Lauwarme Winterreise

■ Tom Krause enttäuschte mit Schubert-Interpretation

Die besten Frühlingslieder, meinte Heine, schriebe man im Winter hinterm Ofen. Die schönsten Winterlieder, erfuhr Tom Krause am Mittwoch abend in der kleinen Musikhalle, singt man besser nicht, wenn Schnee liegt und das Quecksilber sich bei minus sieben herumdrückt. Der bescheidene finnische Bariton hat in etlichen Mozartpartien in der Dammtorstraße und überall auf der Welt bewiesen, daß er ein guter Sänger ist.

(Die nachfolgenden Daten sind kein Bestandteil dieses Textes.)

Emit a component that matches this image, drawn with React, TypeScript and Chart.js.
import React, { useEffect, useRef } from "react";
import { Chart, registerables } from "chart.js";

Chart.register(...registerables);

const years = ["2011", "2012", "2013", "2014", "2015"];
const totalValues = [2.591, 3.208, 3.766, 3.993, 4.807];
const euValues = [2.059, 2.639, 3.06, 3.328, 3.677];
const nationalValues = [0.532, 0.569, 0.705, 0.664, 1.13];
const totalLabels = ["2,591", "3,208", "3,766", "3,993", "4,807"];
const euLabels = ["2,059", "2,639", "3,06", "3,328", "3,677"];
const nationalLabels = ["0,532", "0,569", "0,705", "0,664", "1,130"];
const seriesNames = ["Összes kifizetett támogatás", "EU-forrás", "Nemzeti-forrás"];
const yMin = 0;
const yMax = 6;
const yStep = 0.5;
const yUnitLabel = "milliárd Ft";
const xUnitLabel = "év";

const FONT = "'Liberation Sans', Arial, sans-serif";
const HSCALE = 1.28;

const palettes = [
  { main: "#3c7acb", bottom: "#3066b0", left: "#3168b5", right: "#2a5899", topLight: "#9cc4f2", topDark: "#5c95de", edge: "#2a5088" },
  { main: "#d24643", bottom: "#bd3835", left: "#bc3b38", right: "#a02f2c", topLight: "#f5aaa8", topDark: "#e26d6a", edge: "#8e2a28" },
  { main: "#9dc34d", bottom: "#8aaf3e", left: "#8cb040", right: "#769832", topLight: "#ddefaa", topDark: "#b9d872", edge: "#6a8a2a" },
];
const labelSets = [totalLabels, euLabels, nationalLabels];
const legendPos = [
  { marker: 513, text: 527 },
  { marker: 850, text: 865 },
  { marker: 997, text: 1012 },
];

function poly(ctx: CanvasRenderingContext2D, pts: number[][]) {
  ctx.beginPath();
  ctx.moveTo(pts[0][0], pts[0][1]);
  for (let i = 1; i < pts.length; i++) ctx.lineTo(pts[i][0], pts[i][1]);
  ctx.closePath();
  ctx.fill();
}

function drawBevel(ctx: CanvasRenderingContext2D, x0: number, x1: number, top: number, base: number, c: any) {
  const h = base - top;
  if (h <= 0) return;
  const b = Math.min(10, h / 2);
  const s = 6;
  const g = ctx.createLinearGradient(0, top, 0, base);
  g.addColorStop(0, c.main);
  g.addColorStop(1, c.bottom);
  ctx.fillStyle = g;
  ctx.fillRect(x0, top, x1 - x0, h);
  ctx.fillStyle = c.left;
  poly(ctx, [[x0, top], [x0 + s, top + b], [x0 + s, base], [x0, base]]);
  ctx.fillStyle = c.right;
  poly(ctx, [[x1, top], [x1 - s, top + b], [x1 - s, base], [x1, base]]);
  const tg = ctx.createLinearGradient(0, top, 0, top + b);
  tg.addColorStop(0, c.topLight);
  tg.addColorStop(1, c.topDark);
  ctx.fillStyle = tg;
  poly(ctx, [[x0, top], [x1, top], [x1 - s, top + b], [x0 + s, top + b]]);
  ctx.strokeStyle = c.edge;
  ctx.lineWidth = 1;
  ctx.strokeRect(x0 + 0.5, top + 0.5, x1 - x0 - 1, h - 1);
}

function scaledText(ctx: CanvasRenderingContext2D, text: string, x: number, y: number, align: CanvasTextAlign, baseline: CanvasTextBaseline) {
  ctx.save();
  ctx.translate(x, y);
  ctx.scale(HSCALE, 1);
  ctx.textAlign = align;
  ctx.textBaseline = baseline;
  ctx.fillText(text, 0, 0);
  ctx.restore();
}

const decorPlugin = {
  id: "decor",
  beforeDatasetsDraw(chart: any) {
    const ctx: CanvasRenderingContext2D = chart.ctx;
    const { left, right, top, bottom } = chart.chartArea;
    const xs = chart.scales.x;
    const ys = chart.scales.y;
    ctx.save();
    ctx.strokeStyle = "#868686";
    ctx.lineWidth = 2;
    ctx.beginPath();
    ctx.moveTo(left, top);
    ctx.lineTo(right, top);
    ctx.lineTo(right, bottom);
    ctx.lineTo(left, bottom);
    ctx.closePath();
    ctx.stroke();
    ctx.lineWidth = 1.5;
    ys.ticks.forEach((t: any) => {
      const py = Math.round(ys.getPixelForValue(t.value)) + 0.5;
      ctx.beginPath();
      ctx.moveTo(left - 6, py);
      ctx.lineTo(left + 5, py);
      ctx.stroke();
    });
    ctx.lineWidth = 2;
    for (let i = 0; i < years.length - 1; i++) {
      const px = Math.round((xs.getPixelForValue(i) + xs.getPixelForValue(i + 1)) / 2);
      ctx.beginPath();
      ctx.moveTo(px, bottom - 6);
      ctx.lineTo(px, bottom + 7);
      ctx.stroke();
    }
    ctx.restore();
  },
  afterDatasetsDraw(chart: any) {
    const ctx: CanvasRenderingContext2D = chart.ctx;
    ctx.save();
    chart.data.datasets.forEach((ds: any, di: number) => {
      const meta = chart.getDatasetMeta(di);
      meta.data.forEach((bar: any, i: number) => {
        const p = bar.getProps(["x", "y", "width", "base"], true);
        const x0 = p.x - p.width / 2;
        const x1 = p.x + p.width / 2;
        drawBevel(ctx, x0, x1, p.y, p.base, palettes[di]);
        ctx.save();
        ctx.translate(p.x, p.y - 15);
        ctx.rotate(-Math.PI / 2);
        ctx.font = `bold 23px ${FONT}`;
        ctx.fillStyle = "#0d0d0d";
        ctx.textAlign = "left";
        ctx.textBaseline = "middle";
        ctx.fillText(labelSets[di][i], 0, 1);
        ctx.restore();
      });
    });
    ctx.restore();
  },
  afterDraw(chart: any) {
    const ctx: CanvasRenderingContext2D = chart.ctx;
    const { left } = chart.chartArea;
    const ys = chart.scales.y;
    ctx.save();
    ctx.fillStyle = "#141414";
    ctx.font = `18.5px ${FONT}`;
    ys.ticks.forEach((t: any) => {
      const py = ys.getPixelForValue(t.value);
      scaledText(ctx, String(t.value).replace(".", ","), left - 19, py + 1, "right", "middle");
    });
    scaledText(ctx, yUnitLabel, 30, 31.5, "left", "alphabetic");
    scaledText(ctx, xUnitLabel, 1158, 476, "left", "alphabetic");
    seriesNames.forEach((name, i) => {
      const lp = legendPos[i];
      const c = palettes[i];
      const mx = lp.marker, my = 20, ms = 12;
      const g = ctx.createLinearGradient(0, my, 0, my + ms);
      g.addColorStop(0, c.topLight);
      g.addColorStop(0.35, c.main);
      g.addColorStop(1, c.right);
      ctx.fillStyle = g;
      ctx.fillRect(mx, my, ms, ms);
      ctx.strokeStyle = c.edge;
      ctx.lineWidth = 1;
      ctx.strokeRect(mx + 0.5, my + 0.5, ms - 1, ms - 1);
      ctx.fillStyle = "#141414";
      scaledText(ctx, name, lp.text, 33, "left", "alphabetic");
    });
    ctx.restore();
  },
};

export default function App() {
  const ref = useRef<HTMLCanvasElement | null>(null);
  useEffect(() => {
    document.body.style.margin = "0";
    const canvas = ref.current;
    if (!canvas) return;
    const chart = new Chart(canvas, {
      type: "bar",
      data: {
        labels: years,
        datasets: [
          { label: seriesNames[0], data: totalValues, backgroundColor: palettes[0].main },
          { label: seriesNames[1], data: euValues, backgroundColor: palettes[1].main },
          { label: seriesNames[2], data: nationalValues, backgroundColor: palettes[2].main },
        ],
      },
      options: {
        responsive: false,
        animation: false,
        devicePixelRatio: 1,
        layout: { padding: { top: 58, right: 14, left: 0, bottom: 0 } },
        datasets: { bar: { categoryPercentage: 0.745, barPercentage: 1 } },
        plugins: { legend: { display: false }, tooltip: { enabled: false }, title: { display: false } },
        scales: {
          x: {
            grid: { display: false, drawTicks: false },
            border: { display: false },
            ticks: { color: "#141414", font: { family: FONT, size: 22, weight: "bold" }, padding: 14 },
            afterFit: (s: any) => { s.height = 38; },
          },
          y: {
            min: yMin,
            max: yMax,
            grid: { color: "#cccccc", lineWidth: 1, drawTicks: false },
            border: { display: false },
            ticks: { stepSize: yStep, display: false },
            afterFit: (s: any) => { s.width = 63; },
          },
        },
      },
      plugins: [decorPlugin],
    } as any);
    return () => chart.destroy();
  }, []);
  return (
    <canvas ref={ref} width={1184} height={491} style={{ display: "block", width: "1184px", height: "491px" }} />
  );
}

An diesem Abend war er es über weite Strecken nicht.

Vielleicht waren die Stimmbänder den Minusgraden nicht gewachsen, zweimal mußte er aus dem bereitgehaltenen Wasserglas trinken. Sein Körper, der sehr gerade stand und mit sehr steifen Armen rechts und links, sagte auch, daß er ängstlich war und nicht heraus wollte mit der Stimme. Von den vierundzwanzig Liedern der Winterreise wohnte Tom Krause nur bei den letzten acht in seinem Gesang. Davor wohnte er ihm bei. Doch Schuberts Lieder, und unter ihnen gerade die Zyklen Winterreise und Schöne Müllerin, wollen nicht allein gesungen sein, sondern im selben Atem erzählt, wenn nicht gelebt, mit Verlaub.

Aber Tom Krause, der in Hamburg lebt und sicher gut Deutsch spricht, singt nicht gut Deutsch. Das darf im Fall deutscher romantischer Lieder einfach nicht sein. Und er sang zu oft legato und über alle Nuancen hinweg. Oder der Bariton traf sie nicht oder zerdehnte die Worte nur und wechselte die Dynamik ohne Sinn, so daß kein Bild entstand vor den Herzen der Hörer, kein Bild vom frierenden, weglosen Wanderer im Winter der Welt. Es klirrte keine Angst und hockte keine Krähe, es knackte kein Fluß, und die Liebe, sie starrte nicht. Selbst die sonst unfehlbar wirksame Fata Morgana des Frühlingsglücks blieb taub, auch weil Dietmar Loeffler am Klavier ohne Charme begleitete.

Daß es hier und da Intonationsschwächen gab, hätte unwichtig sein können. So aber ging auch dieser Mangel zu Lasten fehlender Identität; wenn schon sonst nichts, hätte doch wenigstens Schuberts abwegige Chromatik das Fahle und Fatale herbeizaubern können, das diese Kunst so wunderschön macht. Nichts da. Schade.